Show every line below where "this" can be found.

• _PROVIDED DATA_:

+===+

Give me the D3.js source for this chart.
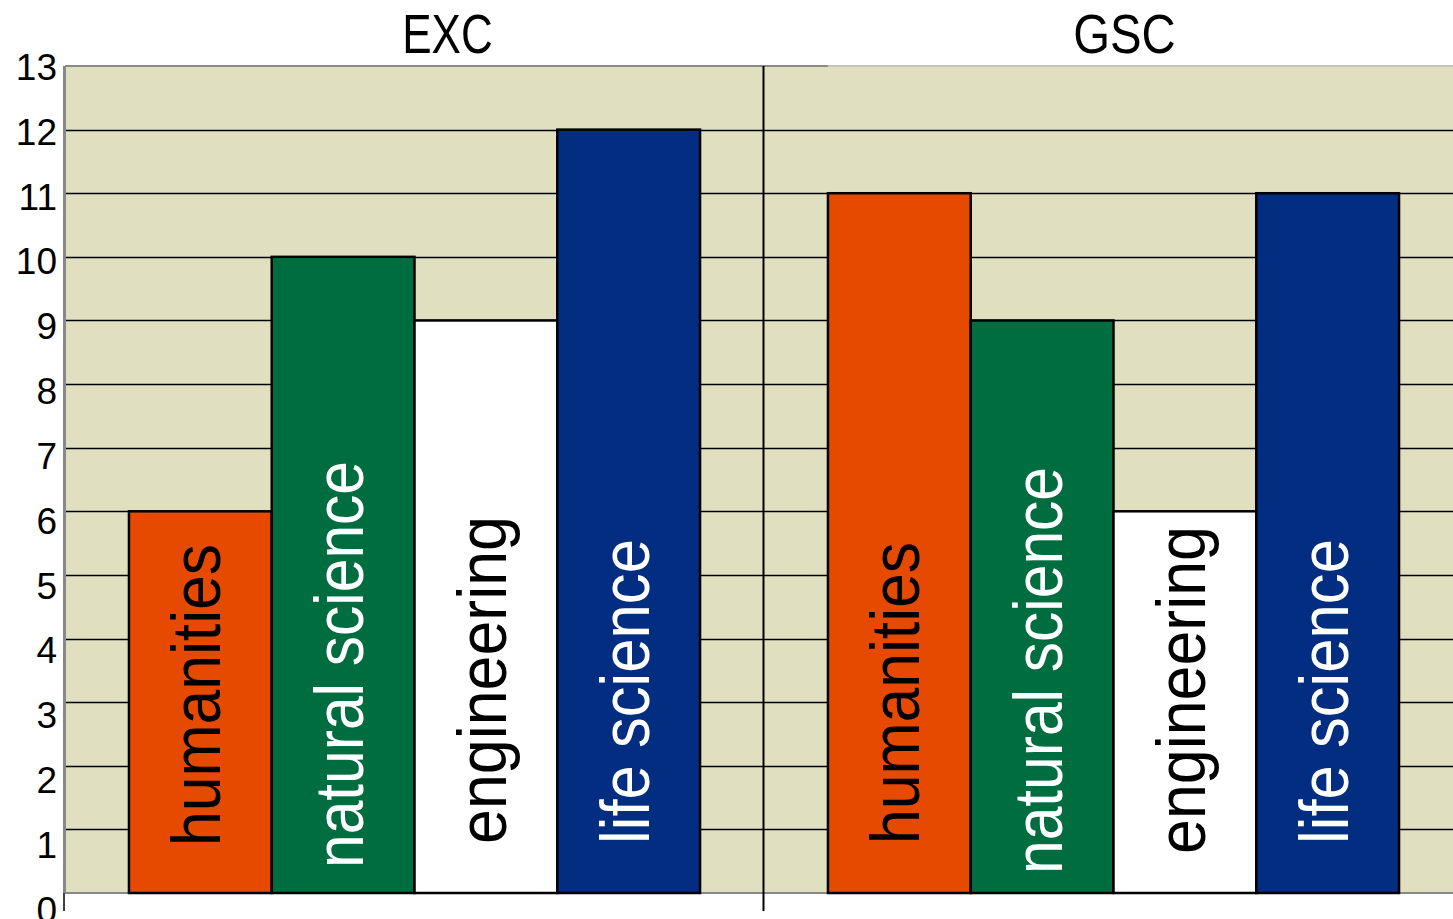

+===+

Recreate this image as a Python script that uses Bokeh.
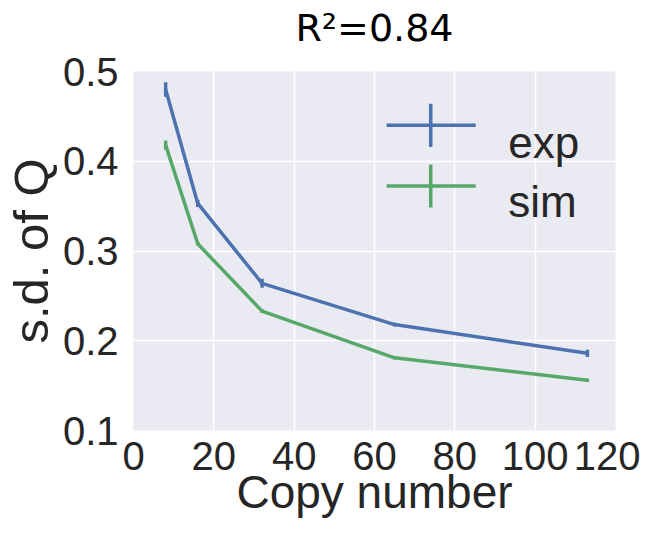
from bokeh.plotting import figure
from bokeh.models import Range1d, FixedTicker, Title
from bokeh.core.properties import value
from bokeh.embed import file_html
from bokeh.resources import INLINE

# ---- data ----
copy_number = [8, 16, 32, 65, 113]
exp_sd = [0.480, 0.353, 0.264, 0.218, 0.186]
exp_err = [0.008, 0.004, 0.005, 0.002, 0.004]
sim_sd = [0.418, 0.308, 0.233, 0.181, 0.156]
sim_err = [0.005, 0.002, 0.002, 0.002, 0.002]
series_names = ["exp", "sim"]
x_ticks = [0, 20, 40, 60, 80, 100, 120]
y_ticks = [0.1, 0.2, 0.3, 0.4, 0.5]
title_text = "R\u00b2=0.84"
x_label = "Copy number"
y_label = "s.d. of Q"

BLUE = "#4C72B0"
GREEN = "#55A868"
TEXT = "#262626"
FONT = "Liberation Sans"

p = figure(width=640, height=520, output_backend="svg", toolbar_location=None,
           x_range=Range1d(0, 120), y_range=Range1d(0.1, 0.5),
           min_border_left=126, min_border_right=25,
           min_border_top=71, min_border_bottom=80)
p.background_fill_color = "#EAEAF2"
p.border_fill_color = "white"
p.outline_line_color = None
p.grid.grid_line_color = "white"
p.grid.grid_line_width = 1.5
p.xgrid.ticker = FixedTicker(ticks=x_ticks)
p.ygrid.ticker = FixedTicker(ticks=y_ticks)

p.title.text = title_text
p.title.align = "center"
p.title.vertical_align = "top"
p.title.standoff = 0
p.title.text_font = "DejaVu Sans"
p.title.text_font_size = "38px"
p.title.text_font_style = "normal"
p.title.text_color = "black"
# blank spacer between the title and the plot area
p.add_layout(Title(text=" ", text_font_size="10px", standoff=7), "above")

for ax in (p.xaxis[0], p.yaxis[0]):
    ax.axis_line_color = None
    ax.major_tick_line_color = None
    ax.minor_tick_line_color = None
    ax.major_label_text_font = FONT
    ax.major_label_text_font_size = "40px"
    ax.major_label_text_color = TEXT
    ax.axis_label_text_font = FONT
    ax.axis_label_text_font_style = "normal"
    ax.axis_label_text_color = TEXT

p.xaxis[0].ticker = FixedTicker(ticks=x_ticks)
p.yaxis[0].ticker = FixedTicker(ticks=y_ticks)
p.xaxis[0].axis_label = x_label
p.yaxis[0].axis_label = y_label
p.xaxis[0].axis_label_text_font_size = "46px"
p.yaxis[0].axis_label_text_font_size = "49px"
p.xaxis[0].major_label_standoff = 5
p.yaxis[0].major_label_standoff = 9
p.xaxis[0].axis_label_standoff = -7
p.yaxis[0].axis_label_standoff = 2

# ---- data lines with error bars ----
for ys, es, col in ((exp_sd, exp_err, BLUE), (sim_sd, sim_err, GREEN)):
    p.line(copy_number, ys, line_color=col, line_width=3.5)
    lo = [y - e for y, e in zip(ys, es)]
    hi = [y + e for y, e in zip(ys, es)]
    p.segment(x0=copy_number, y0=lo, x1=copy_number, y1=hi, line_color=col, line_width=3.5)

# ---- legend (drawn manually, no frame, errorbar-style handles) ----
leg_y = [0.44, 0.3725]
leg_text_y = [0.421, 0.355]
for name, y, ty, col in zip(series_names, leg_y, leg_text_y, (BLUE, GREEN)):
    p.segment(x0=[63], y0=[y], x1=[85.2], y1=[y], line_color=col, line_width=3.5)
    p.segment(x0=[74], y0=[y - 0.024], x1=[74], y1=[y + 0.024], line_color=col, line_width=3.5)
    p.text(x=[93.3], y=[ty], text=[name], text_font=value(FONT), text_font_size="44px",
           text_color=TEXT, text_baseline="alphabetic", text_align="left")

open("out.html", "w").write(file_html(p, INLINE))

+===+

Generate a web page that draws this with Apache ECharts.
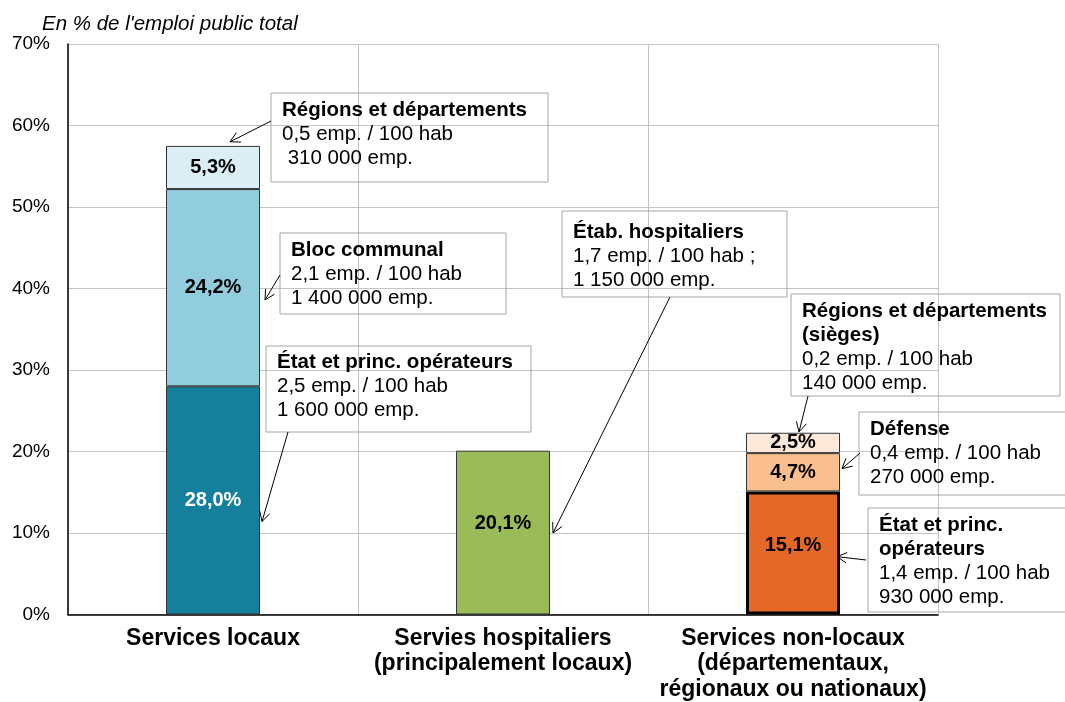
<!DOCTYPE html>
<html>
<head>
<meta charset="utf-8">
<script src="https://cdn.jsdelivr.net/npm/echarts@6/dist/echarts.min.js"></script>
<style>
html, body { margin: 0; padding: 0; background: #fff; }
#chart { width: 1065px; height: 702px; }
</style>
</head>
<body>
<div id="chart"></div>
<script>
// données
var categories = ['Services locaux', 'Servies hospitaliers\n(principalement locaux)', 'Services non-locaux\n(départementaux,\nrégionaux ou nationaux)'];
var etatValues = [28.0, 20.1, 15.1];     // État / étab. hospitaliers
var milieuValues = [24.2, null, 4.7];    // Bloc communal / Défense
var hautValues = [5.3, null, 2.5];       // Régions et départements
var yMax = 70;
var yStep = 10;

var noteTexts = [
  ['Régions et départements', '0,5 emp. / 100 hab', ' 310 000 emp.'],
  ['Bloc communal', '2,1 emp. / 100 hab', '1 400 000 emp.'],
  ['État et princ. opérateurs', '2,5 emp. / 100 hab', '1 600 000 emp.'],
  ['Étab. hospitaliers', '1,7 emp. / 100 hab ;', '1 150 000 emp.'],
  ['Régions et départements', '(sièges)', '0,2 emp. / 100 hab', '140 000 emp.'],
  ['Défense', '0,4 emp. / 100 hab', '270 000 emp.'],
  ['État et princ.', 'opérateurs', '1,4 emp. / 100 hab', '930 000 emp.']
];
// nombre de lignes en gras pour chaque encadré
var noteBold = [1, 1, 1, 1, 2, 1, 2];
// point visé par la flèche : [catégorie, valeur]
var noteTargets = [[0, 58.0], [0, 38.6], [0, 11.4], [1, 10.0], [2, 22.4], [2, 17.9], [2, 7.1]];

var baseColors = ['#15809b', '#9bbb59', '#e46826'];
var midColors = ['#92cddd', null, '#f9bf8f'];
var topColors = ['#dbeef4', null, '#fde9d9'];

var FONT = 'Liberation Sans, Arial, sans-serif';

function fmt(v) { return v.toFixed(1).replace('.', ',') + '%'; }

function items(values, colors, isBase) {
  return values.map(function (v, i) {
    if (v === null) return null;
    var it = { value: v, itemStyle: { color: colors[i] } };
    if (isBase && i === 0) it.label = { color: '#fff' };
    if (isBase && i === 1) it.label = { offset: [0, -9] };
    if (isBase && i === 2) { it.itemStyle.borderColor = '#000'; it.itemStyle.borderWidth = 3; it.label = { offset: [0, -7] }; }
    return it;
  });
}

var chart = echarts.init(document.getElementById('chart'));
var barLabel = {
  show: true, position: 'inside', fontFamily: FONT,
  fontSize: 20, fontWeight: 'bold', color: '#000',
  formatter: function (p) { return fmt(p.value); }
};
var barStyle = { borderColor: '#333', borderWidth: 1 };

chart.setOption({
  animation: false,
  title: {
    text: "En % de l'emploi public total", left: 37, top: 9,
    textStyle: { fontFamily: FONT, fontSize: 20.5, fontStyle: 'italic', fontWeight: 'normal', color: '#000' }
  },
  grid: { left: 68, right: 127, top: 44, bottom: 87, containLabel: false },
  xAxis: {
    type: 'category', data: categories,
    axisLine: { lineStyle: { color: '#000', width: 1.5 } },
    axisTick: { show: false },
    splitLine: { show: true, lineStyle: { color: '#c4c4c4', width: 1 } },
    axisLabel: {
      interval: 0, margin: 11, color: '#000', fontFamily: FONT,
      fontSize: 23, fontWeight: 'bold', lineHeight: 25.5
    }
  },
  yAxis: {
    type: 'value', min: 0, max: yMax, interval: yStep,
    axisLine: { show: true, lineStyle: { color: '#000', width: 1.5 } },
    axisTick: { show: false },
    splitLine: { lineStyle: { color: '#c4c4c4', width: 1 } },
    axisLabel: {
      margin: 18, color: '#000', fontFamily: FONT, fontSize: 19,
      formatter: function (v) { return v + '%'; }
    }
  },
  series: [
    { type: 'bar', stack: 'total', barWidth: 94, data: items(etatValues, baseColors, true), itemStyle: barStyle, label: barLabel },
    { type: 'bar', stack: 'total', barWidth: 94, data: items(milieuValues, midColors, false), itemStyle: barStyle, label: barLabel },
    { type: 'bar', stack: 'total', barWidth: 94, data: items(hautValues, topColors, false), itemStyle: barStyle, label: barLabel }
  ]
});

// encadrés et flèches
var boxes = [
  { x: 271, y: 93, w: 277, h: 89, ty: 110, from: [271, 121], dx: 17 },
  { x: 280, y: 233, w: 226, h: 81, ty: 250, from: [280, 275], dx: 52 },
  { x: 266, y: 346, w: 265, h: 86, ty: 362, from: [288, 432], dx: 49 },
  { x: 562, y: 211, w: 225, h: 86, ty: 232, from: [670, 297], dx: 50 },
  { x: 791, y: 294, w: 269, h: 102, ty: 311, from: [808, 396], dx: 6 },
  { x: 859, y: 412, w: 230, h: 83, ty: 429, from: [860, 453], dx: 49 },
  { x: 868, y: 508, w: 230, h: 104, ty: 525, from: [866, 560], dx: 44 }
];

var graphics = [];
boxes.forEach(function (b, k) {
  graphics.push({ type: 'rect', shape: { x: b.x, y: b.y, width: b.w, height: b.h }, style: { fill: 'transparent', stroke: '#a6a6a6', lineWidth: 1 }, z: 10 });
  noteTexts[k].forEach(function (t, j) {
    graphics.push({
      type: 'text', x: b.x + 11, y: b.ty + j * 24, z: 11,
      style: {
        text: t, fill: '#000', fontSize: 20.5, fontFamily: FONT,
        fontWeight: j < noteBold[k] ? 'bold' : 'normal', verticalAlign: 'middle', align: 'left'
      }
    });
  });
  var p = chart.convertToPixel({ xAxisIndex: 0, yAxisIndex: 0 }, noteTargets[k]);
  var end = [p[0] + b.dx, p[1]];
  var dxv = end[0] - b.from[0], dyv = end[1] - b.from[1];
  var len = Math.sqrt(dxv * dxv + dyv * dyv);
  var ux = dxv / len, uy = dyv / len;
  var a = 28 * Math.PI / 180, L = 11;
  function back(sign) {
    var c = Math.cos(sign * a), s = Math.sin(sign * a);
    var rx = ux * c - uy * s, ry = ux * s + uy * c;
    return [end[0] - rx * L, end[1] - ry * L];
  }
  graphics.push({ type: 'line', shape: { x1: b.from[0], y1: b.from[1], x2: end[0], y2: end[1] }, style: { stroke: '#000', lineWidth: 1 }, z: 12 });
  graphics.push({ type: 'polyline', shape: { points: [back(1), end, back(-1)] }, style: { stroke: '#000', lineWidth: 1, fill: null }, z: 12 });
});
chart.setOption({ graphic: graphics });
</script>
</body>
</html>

+===+

• _THE REPLY_:
Give me the D3.js source for this chart.
Recreate this image as a Python script that uses Bokeh.
Generate a web page that draws this with Apache ECharts.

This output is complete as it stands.